This post is going to be a little out of the ordinary, but I think it should be filed under "homesteading" or in the very least, "homestead-ish" Homesteading, to me, is radical self-sufficiency, but one cannot be self-sufficient without some assistance of others. Real homesteaders share with each other, maybe trade some extra eggs for potatoes, etc. In my urban habitat, the essence of sharing and bartering is often lost. But there are remarkable instances where we not only share for the benefit of eachother, but we do it in the most frustrating part of our day -- the morning commute!
The San Francisco Bay Area has always been known for it's hippie-esque mentality, and while this may not be the summer of love anymore, the ideology of sharing has stayed in the Bay Area. There are two excellent examples of a sharing economy that I think parallel the idea of homesteading in an urban setting, the "casual carpool" and the growth of private car share and ride share systems, such as Lyft and Sidecar. Casual Carpool is how I get to work every morning, and when I explain it to my friends and family outside of the Bay Area, they flip! Back when i was living in the City, I was taking the bus to work every morning. It was often late, crowded, everyone was disgruntled, and overall a negative experience. Some days, I would have to leave an hour early, just to get to my office downtown, and this was on the express bus. For a city that is only 49 square miles, we have a huge transportation problem.

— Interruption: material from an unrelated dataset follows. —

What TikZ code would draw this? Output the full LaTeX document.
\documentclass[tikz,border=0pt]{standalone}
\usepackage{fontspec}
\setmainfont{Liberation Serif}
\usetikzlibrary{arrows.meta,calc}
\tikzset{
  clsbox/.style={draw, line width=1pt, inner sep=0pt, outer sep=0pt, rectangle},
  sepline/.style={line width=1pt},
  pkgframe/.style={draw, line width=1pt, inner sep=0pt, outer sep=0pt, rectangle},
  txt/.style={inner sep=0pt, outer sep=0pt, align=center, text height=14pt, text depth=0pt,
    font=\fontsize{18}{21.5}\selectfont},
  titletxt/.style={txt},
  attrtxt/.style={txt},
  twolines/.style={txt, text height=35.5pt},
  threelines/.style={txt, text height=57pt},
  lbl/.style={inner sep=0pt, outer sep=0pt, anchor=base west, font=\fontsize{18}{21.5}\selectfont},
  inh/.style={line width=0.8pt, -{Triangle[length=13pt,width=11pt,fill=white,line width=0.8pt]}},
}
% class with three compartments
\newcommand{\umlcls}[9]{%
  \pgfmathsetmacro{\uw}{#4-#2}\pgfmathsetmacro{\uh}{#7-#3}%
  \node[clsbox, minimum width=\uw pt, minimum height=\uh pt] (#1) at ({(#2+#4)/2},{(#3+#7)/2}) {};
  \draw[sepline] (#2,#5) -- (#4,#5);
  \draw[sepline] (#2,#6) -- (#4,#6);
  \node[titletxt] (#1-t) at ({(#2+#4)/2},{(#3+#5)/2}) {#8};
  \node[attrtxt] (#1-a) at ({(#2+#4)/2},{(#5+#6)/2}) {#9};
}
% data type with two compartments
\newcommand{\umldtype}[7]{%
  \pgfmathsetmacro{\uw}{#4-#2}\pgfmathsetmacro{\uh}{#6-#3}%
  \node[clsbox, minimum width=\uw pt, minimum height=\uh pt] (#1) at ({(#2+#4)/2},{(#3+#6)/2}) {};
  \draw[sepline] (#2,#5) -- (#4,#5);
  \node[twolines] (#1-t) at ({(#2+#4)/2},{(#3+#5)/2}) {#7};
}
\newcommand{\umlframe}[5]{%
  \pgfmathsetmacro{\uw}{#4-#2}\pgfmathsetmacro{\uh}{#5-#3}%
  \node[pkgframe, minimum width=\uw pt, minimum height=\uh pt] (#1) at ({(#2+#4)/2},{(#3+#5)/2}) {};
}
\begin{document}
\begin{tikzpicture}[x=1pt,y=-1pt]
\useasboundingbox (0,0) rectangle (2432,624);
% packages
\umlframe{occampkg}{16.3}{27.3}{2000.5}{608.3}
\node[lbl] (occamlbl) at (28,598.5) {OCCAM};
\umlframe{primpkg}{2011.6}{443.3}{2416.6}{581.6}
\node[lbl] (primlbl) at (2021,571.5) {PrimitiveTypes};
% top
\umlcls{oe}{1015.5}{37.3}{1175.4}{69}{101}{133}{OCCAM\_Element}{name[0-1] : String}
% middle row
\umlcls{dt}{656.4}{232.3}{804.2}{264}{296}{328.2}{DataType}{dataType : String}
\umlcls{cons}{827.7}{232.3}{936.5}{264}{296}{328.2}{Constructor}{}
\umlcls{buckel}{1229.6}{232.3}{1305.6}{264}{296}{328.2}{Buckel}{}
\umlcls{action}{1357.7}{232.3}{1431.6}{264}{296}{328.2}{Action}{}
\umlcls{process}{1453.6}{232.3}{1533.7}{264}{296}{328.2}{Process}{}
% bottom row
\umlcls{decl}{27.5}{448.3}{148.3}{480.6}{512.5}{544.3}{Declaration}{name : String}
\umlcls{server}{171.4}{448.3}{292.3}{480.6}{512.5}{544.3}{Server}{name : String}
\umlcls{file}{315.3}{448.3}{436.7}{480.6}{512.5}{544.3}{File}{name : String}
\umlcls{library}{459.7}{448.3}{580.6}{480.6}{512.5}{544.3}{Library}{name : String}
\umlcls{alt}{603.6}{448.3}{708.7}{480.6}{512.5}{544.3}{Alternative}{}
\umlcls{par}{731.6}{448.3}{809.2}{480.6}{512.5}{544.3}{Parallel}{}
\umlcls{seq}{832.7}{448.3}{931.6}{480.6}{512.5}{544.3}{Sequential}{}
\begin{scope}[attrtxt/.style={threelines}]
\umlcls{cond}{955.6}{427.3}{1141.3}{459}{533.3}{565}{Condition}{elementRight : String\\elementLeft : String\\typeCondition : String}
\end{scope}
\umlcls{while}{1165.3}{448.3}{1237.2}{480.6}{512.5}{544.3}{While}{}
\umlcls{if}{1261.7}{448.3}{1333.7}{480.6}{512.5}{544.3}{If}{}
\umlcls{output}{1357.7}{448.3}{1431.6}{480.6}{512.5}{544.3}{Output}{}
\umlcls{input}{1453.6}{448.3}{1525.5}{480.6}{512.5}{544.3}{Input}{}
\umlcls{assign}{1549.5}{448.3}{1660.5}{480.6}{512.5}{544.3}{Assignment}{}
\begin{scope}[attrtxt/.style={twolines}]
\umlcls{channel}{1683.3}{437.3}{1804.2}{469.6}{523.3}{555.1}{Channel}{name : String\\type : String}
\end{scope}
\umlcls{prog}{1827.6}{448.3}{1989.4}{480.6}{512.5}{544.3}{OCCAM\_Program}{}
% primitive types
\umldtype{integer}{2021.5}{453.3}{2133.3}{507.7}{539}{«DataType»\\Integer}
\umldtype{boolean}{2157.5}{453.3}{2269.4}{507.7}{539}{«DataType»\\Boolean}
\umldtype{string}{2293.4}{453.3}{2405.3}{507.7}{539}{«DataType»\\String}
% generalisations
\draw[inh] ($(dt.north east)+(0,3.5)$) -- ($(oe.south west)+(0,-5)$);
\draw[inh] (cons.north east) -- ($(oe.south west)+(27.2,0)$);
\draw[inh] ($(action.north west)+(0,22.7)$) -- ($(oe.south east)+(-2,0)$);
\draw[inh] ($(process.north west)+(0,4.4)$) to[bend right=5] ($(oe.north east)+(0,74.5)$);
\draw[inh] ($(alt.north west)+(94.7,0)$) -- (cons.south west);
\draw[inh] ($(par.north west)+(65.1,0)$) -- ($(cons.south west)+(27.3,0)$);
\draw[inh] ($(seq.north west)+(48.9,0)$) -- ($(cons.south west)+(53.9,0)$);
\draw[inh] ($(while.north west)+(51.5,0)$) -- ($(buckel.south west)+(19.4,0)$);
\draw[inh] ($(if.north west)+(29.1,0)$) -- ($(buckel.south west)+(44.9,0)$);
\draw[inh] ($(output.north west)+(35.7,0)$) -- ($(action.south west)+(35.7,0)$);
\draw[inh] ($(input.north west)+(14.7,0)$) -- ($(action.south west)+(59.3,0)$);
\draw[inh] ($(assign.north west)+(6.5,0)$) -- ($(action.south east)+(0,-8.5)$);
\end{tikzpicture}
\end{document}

Earlier this year, I moved to the East Bay. I'm close enough to BART to walk or bike there, and the train drops me off right by my work, but the cost is much higher than the Muni bus pass I was buying monthly while living in the City. A coworker told me about the casual carpool, which uses the idea of "slugging" that became famous in DC during the 70's. Slugging uses a quid pro quo approach to getting to work. Drivers need to get across the bridge but there is traffic, and commuters need to get to work quickly and cheaply. Every morning, commuters line up at designated spots and cars that are going to San Francisco pick them up, ferry them over the bridge, and drop them off near downtown. Riders offer a $1, and are expected to be quiet in the car, so long angry Muni riders! Gone are the days we have to cram on to a train to get to work before our morning coffee. The worst that has happened to me in the months I have been taking the casual carpool is I sometimes get stuck listening to terrible music.
Casual Carpool has been active in the Bay Area for years with little incident. The website offers drivers and passengers the chance to discuss any issues that may come up (crowded stops, bad drivers, etc). You can choose to skip a car for any reason, and myself and the other coworkers and friends I have who use the system have never had any safety issues or concerns. It's a great way to share the road, get to work, use less cars, spare the air, and overall live as we were supposed to live -- as a community.

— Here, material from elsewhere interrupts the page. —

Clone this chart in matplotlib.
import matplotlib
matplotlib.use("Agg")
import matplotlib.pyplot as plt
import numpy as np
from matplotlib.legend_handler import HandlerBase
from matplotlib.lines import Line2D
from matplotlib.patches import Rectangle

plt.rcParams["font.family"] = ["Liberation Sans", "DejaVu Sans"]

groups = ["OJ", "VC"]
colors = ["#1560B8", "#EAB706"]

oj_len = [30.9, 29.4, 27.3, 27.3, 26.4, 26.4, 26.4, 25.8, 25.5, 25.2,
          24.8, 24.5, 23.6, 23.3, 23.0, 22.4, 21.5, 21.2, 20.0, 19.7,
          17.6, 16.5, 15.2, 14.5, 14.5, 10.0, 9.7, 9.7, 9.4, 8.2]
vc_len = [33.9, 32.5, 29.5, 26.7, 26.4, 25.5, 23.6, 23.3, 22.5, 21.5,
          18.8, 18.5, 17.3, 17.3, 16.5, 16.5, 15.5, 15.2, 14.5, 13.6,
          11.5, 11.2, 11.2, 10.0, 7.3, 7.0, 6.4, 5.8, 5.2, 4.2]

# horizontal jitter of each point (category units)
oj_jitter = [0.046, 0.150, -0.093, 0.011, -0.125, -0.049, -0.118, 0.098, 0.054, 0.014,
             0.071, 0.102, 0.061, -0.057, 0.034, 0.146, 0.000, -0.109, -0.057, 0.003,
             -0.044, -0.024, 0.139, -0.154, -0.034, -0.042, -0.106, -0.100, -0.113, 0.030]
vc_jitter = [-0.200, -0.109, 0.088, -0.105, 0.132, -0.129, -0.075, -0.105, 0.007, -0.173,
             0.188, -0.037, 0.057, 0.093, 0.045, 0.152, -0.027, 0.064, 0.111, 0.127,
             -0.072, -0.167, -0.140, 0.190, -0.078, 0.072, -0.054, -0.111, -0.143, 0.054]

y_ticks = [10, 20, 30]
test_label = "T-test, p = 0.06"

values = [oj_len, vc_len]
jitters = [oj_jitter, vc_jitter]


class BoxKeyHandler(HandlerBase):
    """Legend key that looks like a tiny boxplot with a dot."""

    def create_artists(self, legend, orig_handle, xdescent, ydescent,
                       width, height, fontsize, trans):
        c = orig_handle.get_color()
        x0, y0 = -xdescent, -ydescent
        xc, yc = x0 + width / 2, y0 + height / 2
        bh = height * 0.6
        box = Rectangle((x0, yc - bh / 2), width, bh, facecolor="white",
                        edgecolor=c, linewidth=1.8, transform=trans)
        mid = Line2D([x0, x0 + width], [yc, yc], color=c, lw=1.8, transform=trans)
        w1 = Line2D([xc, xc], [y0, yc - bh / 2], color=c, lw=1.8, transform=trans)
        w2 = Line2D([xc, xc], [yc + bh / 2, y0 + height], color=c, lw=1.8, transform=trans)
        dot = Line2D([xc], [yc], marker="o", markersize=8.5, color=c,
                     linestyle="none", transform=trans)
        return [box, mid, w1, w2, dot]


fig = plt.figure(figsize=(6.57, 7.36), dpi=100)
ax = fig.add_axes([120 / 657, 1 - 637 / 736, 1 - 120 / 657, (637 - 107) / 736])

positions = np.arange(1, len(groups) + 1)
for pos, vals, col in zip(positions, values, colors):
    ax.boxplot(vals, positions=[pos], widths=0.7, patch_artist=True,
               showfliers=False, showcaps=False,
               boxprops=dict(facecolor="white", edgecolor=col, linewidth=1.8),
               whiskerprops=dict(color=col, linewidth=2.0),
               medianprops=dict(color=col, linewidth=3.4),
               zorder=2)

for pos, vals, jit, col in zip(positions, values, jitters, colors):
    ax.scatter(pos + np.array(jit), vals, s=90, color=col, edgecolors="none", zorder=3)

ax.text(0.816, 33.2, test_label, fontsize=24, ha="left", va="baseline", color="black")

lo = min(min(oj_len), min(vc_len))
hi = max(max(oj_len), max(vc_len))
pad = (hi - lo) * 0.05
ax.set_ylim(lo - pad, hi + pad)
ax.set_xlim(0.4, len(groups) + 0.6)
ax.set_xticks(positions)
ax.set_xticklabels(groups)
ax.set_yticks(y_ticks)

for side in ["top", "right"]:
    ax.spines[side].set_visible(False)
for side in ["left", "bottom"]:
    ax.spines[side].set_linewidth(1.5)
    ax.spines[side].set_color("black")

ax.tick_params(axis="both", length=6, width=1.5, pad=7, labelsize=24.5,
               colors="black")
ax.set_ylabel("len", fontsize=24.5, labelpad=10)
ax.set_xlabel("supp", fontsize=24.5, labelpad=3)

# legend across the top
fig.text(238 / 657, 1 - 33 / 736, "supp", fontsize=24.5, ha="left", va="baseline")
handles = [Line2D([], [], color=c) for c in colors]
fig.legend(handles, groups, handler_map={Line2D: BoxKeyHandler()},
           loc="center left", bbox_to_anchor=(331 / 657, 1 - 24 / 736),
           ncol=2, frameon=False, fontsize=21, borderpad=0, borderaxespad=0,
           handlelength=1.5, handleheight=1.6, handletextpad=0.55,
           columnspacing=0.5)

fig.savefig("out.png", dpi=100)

The second example I mentioned above was Lyft and Sidecar. Unlike casual carpool, which has existed for years, these are relatively new to the sharing economy. These are more or less private taxi or car services. Lyft is specific to San Francisco and uses regular drivers who pass their requirements. As a passenger, you download and sign up for the app, request a pick up and drop off location, and a Lyft certified driver will take you there. Costs are negotiated and paid through Lyft, and you don't have to deal with hailing a cab. These programs came out of San Francisco's severe taxi deficit. The City has a limit on medallions, so there are many many times when you really need a ride, but can't find a cab. Remember that Muni bus I took to work everyday? Well pretty much every line runs like that -- late, crowded, and sometimes downright frightening. Certain parts of town are nearly impossible to get to by bus, you'd have to transfer at least once, and transfers are not synced. While San Francisco has some of the better transit in the country, it cannot be compared to DC's Metro or NYC's subway systems. Coupled with the lack of cabs, getting around the city without a car can be tough. These start ups saw the need, and created a system to benefit the passengers who are stranded in the Mission at 2 am, and the night owl car owner who might need the extra cash. The best part? Lyft cars are identified with a GIANT PINK MUSTACHE on the grill. And while the City is certainly not happy about the new private taxi's, and Lyft might be shut down by the powers that be soon, it helps address the overall problem in the City and creates a dialogue about making change.
Homesteading is about sharing, about ingenuity and self-reliability. While these are certainly incomparable to raising goats or sheep,the goal of community building and a sharing economy is still alive and well. I hope that we keep seeing more of these ideas sprout up in these times when we are so in tune to our own lives!